--- Start Listing ---

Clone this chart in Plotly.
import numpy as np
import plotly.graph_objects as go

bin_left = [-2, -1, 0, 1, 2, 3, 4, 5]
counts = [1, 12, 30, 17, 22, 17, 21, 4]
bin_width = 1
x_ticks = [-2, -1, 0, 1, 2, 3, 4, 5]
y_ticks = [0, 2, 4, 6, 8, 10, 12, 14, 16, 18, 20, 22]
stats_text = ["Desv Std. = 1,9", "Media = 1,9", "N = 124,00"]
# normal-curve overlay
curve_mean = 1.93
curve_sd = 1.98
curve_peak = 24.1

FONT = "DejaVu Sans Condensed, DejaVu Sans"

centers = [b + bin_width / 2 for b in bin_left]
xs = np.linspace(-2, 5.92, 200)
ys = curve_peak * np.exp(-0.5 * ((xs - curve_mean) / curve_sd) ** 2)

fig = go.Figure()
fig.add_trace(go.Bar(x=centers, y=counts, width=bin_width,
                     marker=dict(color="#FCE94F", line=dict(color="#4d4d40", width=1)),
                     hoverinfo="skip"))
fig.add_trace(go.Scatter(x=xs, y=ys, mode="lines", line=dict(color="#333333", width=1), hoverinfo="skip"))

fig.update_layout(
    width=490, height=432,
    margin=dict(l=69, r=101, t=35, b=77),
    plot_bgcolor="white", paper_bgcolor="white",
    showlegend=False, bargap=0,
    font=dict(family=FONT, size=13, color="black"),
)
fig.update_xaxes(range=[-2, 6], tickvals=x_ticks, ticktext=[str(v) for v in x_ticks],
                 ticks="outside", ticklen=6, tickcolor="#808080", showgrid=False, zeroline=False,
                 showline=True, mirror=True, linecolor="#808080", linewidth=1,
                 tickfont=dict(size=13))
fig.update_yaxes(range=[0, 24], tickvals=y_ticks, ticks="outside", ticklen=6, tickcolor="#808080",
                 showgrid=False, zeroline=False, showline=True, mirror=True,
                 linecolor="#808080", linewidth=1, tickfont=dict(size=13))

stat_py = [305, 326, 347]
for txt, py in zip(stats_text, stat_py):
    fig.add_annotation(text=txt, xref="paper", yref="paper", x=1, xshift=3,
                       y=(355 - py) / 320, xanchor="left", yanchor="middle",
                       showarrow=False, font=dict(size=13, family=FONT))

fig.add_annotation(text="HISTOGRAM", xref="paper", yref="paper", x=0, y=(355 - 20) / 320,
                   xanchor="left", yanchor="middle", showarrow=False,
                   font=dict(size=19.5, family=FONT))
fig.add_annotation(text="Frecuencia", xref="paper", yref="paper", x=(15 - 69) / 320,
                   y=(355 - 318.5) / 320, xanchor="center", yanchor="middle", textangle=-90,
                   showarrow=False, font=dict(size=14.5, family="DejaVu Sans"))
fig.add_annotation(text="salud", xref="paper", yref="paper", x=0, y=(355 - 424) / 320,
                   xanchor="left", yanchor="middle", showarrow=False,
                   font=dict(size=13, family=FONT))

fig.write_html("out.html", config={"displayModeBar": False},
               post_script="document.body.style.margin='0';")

--- End Listing ---
--- Start Listing ---

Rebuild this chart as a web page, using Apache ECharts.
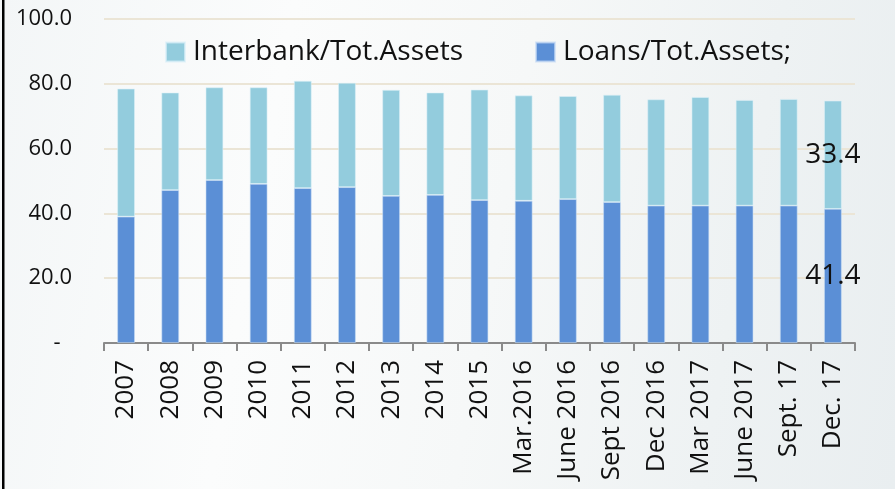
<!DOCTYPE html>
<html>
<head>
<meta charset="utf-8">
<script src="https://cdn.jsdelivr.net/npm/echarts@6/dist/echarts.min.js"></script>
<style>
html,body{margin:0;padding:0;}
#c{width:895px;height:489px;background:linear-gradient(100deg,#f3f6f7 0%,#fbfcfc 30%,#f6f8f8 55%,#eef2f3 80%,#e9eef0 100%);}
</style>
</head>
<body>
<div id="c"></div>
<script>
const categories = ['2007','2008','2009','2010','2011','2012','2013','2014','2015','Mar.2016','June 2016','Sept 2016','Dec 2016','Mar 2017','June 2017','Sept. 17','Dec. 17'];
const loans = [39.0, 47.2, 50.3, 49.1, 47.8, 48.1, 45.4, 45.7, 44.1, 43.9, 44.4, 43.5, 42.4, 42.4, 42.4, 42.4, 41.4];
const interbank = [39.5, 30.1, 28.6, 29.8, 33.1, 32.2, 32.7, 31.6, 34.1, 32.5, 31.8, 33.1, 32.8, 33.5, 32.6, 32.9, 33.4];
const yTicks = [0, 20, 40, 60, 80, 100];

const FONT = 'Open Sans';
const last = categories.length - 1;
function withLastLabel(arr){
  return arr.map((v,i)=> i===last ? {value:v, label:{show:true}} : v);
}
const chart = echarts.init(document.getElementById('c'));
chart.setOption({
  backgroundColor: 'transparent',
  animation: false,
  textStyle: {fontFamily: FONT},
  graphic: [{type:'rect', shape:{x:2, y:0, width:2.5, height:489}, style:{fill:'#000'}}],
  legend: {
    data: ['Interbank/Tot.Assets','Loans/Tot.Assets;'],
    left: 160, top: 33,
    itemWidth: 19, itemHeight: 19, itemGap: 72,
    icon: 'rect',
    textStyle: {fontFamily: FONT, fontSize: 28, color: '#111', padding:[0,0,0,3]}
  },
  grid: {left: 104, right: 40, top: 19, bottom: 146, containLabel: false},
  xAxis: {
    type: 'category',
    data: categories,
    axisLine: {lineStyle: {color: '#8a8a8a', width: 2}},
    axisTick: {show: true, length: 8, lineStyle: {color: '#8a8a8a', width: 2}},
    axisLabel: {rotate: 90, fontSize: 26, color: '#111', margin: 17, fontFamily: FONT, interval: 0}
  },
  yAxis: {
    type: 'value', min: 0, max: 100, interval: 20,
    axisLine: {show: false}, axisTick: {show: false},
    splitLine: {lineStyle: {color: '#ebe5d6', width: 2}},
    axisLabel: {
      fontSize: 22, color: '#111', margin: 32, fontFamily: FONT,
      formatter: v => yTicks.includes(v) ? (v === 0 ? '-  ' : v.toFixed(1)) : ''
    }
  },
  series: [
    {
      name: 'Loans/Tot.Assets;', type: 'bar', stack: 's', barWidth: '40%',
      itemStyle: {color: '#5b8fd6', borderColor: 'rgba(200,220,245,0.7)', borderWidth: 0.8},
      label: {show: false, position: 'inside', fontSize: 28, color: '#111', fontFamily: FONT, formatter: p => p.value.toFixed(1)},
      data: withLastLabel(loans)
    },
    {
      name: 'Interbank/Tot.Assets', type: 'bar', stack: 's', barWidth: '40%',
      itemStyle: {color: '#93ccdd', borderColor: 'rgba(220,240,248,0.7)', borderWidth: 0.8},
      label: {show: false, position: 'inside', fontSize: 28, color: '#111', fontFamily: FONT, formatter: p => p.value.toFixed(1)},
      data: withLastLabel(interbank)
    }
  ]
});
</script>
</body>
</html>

--- End Listing ---

Request
Write the lines again exactly, beginning at the line that has "Clone this chart in Plotly." and stopping after the line that has "Sans Condensed, DejaVu"; include no other lines.

Result of the task
Clone this chart in Plotly.
import numpy as np
import plotly.graph_objects as go

bin_left = [-2, -1, 0, 1, 2, 3, 4, 5]
counts = [1, 12, 30, 17, 22, 17, 21, 4]
bin_width = 1
x_ticks = [-2, -1, 0, 1, 2, 3, 4, 5]
y_ticks = [0, 2, 4, 6, 8, 10, 12, 14, 16, 18, 20, 22]
stats_text = ["Desv Std. = 1,9", "Media = 1,9", "N = 124,00"]
# normal-curve overlay
curve_mean = 1.93
curve_sd = 1.98
curve_peak = 24.1

FONT = "DejaVu Sans Condensed, DejaVu Sans"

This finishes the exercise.